__WHAT YOU HAVE TO DO__.
For this exercise, repeat all of the material verbatim apart from its images.

__DATA SHOWN__.
* * * * *

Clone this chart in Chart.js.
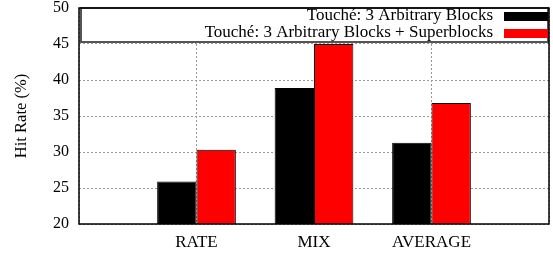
<!DOCTYPE html>
<html>
<head>
<meta charset="utf-8">
<script src="https://cdn.jsdelivr.net/npm/chart.js@4/dist/chart.umd.min.js"></script>
<style>
  html, body { margin: 0; padding: 0; background: #fff; }
  #wrap { width: 553px; height: 257px; }
</style>
</head>
<body>
<div id="wrap"><canvas id="myChart" width="553" height="257"></canvas></div>
<script>
// categorias (con huecos vacios en los extremos, como en la grafica original)
const categories = ['', 'RATE', 'MIX', 'AVERAGE', ''];
const seriesNames = ['Touché: 3 Arbitrary Blocks', 'Touché: 3 Arbitrary Blocks + Superblocks'];
const arbitraryBlocks = [null, 25.9, 38.9, 31.3, null];
const withSuperblocks = [null, 30.3, 45.0, 36.8, null];
const yTicks = [20, 25, 30, 35, 40, 45, 50];

const serif = '"Liberation Serif", "Times New Roman", serif';

// Marco completo y leyenda dentro del area de la grafica
const frameAndLegend = {
    id: 'frameAndLegend',
    afterDatasetsDraw(c) {
        const a = c.chartArea;
        const ctx = c.ctx;
        ctx.save();
        // leyenda
        const lx = a.left + 2, ly = a.top, lw = a.right - a.left - 3, lh = 34;
        ctx.fillStyle = '#fff';
        ctx.fillRect(lx, ly, lw, lh);
        ctx.strokeStyle = '#555';
        ctx.lineWidth = 2;
        ctx.strokeRect(lx, ly, lw, lh);
        ctx.font = '17px ' + serif;
        ctx.textAlign = 'right';
        ctx.textBaseline = 'middle';
        c.data.datasets.forEach((ds, i) => {
            const yy = ly + 8 + i * 17;
            ctx.fillStyle = '#000';
            ctx.fillText(ds.label, a.right - 56, yy);
            ctx.fillStyle = ds.backgroundColor;
            ctx.fillRect(a.right - 45, yy - 4, 44, 9);
        });
        // marco
        ctx.strokeStyle = '#000';
        ctx.lineWidth = 1.5;
        ctx.strokeRect(a.left, a.top, a.right - a.left, a.bottom - a.top);
        ctx.restore();
    }
};

const ctx = document.getElementById('myChart').getContext('2d');
const chart = new Chart(ctx, {
    type: 'bar',
    data: {
        labels: categories,
        datasets: [{
            label: seriesNames[0],
            data: arbitraryBlocks,
            backgroundColor: '#000000',
            borderColor: '#000000',
            borderWidth: 1
        }, {
            label: seriesNames[1],
            data: withSuperblocks,
            backgroundColor: '#ff0000',
            borderColor: '#000000',
            borderWidth: 1
        }]
    },
    options: {
        responsive: false,
        animation: false,
        layout: { padding: { left: 0, right: 4, top: 8, bottom: 0 } },
        datasets: { bar: { categoryPercentage: 0.67, barPercentage: 1.0 } },
        plugins: {
            legend: { display: false },
            tooltip: { enabled: false }
        },
        scales: {
            x: {
                offset: false,
                afterFit(s) { s.height = 33; s.paddingLeft = 0; s.paddingRight = 0; },
                grid: { offset: false, color: '#999', lineWidth: 1, drawTicks: false },
                border: { display: false, dash: [2, 2] },
                ticks: { color: '#000', font: { family: serif, size: 17 }, padding: 8, maxRotation: 0, autoSkip: false }
            },
            y: {
                min: 20,
                max: 50,
                afterFit(s) { s.width = 79; s.paddingTop = 0; s.paddingBottom = 0; },
                afterBuildTicks(s) { s.ticks = yTicks.map(v => ({ value: v })); },
                grid: { color: '#999', lineWidth: 1, drawTicks: false },
                border: { display: false, dash: [2, 2] },
                ticks: { color: '#000', font: { family: serif, size: 16 }, padding: 10 },
                title: { display: true, text: 'Hit Rate (%)', color: '#000', font: { family: serif, size: 16.5 }, padding: { top: 12, bottom: 4 } }
            }
        }
    },
    plugins: [frameAndLegend]
});
</script>
</body>
</html>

* * * * *

__FINAL ANSWER__.
Clone this chart in Chart.js.
<!DOCTYPE html>
<html>
<head>
<meta charset="utf-8">
<script src="https://cdn.jsdelivr.net/npm/chart.js@4/dist/chart.umd.min.js"></script>
<style>
  html, body { margin: 0; padding: 0; background: #fff; }
  #wrap { width: 553px; height: 257px; }
</style>
</head>
<body>
<div id="wrap"><canvas id="myChart" width="553" height="257"></canvas></div>
<script>
// categorias (con huecos vacios en los extremos, como en la grafica original)
const categories = ['', 'RATE', 'MIX', 'AVERAGE', ''];
const seriesNames = ['Touché: 3 Arbitrary Blocks', 'Touché: 3 Arbitrary Blocks + Superblocks'];
const arbitraryBlocks = [null, 25.9, 38.9, 31.3, null];
const withSuperblocks = [null, 30.3, 45.0, 36.8, null];
const yTicks = [20, 25, 30, 35, 40, 45, 50];

const serif = '"Liberation Serif", "Times New Roman", serif';

// Marco completo y leyenda dentro del area de la grafica
const frameAndLegend = {
    id: 'frameAndLegend',
    afterDatasetsDraw(c) {
        const a = c.chartArea;
        const ctx = c.ctx;
        ctx.save();
        // leyenda
        const lx = a.left + 2, ly = a.top, lw = a.right - a.left - 3, lh = 34;
        ctx.fillStyle = '#fff';
        ctx.fillRect(lx, ly, lw, lh);
        ctx.strokeStyle = '#555';
        ctx.lineWidth = 2;
        ctx.strokeRect(lx, ly, lw, lh);
        ctx.font = '17px ' + serif;
        ctx.textAlign = 'right';
        ctx.textBaseline = 'middle';
        c.data.datasets.forEach((ds, i) => {
            const yy = ly + 8 + i * 17;
            ctx.fillStyle = '#000';
            ctx.fillText(ds.label, a.right - 56, yy);
            ctx.fillStyle = ds.backgroundColor;
            ctx.fillRect(a.right - 45, yy - 4, 44, 9);
        });
        // marco
        ctx.strokeStyle = '#000';
        ctx.lineWidth = 1.5;
        ctx.strokeRect(a.left, a.top, a.right - a.left, a.bottom - a.top);
        ctx.restore();
    }
};

const ctx = document.getElementById('myChart').getContext('2d');
const chart = new Chart(ctx, {
    type: 'bar',
    data: {
        labels: categories,
        datasets: [{
            label: seriesNames[0],
            data: arbitraryBlocks,
            backgroundColor: '#000000',
            borderColor: '#000000',
            borderWidth: 1
        }, {
            label: seriesNames[1],
            data: withSuperblocks,
            backgroundColor: '#ff0000',
            borderColor: '#000000',
            borderWidth: 1
        }]
    },
    options: {
        responsive: false,
        animation: false,
        layout: { padding: { left: 0, right: 4, top: 8, bottom: 0 } },
        datasets: { bar: { categoryPercentage: 0.67, barPercentage: 1.0 } },
        plugins: {
            legend: { display: false },
            tooltip: { enabled: false }
        },
        scales: {
            x: {
                offset: false,
                afterFit(s) { s.height = 33; s.paddingLeft = 0; s.paddingRight = 0; },
                grid: { offset: false, color: '#999', lineWidth: 1, drawTicks: false },
                border: { display: false, dash: [2, 2] },
                ticks: { color: '#000', font: { family: serif, size: 17 }, padding: 8, maxRotation: 0, autoSkip: false }
            },
            y: {
                min: 20,
                max: 50,
                afterFit(s) { s.width = 79; s.paddingTop = 0; s.paddingBottom = 0; },
                afterBuildTicks(s) { s.ticks = yTicks.map(v => ({ value: v })); },
                grid: { color: '#999', lineWidth: 1, drawTicks: false },
                border: { display: false, dash: [2, 2] },
                ticks: { color: '#000', font: { family: serif, size: 16 }, padding: 10 },
                title: { display: true, text: 'Hit Rate (%)', color: '#000', font: { family: serif, size: 16.5 }, padding: { top: 12, bottom: 4 } }
            }
        }
    },
    plugins: [frameAndLegend]
});
</script>
</body>
</html>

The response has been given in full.